About the job
About ProArch:
At ProArch, we collaborate with businesses globally to transform ambitious ideas into exceptional outcomes through our comprehensive IT services, which include cybersecurity, cloud solutions, data analytics, artificial intelligence, and application development. With a diverse team of over 400 dedicated professionals across three countries, we proudly identify ourselves as ProArchians, united by our commitment to:
- Solving tangible business challenges
- Upholding integrity in our actions
What’s it like to be part of our team?
- Continual personal and professional growth alongside industry experts eager to share their knowledge.
- An environment where your voice is valued, and your contributions are impactful.
- Engagement in projects that influence various industries, communities, and individual lives.
- The opportunity to maintain a healthy work-life balance, prioritizing what matters most outside of work.
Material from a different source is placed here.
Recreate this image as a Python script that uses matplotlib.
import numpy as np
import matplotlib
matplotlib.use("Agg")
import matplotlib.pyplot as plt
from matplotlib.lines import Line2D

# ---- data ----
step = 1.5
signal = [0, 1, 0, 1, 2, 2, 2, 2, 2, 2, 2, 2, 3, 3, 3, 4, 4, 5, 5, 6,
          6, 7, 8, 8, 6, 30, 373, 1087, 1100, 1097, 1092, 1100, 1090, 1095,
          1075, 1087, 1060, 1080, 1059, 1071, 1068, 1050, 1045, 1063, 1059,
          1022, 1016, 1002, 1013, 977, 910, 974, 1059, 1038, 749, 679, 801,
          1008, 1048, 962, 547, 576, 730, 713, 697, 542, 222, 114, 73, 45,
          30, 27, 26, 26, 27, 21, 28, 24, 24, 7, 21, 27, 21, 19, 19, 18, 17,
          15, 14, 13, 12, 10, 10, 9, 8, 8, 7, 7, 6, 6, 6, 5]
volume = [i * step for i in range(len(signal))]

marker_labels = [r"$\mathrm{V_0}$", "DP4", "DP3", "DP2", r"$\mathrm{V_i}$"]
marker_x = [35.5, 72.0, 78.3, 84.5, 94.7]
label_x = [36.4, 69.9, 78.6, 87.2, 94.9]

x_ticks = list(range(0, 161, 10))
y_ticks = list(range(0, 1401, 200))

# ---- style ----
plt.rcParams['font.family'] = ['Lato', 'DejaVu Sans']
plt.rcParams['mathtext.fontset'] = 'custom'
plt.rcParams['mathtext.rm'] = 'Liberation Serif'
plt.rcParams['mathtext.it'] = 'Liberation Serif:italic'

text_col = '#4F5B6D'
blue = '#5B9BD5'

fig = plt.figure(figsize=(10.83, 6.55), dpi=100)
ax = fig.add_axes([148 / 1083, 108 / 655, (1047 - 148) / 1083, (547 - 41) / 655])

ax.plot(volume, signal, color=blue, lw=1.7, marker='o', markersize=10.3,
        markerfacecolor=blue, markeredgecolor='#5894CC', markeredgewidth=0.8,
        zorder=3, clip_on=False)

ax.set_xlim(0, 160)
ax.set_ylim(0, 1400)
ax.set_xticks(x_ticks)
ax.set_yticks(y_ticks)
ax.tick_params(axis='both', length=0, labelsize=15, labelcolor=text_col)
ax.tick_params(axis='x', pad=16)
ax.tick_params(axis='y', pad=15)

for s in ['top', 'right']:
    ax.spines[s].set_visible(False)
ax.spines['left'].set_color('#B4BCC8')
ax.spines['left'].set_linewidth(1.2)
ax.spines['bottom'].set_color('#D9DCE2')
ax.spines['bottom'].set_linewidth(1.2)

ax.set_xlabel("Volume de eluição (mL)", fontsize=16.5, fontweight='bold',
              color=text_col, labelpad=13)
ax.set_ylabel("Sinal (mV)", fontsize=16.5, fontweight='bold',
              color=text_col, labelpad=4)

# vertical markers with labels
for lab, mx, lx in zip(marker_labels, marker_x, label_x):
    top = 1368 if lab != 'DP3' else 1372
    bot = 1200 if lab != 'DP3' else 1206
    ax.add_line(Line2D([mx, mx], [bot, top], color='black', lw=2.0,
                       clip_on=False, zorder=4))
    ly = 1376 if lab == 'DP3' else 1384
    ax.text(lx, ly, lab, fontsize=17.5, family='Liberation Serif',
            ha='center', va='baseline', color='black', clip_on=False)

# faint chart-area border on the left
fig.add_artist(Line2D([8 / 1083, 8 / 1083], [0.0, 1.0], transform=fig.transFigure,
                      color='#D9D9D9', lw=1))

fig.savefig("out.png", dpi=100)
As a Site Reliability Engineer (SRE) at ProArch, you will play a pivotal role in ensuring the reliability, availability, and performance of our systems and services. You will engage with cross-functional teams to enhance production environments, resolve performance challenges, and adopt best practices that elevate service reliability. Your efforts will be essential in boosting system uptime and optimizing user satisfaction.
Key Responsibilities:
- Continually monitor system performance and reliability, ensuring adherence to organizational service level agreements (SLAs).
- Implement and sustain observability tools to collect metrics and logs for proactive issue identification.
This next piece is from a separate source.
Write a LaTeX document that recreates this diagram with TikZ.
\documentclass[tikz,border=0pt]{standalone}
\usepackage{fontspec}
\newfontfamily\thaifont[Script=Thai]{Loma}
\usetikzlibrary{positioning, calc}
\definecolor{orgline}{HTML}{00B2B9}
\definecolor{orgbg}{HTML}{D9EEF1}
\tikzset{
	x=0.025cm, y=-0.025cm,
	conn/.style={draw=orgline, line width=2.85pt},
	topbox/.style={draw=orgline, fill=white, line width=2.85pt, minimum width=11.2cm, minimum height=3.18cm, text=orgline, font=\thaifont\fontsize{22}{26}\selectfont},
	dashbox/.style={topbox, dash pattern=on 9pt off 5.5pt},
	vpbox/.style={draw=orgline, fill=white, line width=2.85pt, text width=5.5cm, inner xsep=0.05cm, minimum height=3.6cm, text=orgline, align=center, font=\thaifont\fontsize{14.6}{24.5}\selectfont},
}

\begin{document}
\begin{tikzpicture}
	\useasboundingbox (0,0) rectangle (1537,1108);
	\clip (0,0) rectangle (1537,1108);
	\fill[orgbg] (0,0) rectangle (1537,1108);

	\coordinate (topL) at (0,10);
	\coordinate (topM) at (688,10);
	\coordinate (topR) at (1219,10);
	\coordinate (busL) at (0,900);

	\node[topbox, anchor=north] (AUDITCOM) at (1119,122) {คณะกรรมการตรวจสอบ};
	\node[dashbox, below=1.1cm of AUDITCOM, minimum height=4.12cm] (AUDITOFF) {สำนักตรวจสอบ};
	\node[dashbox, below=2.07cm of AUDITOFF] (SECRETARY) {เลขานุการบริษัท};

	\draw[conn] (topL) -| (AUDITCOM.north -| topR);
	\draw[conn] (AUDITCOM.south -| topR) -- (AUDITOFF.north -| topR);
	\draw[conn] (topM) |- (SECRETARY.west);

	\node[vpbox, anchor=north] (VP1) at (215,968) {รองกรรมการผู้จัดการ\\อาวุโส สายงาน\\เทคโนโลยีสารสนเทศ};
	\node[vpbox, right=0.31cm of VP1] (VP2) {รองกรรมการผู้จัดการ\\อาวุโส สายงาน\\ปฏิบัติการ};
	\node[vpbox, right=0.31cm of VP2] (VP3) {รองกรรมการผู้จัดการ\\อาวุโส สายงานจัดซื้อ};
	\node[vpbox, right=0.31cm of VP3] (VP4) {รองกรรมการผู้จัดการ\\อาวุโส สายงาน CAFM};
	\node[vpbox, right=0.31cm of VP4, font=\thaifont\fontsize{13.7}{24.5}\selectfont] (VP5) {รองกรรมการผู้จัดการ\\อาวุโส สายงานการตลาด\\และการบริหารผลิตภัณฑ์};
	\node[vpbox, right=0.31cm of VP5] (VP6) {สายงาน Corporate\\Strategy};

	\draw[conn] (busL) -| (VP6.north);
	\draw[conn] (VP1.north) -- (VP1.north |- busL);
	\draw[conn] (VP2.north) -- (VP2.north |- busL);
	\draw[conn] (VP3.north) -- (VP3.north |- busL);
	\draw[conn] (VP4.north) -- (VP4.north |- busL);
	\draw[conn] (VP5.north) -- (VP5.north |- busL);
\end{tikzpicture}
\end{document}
- Diagnose and resolve complex production issues affecting various components of our infrastructure.
- Partner with software engineering teams to design and deploy scalable, fault-tolerant architectures.
- Develop and manage automation scripts for deployment, monitoring, and systems management.
- Take part in on-call rotations to address production incidents and conduct root cause analyses.
- Assist in capacity planning and performance tuning to optimize resource utilization.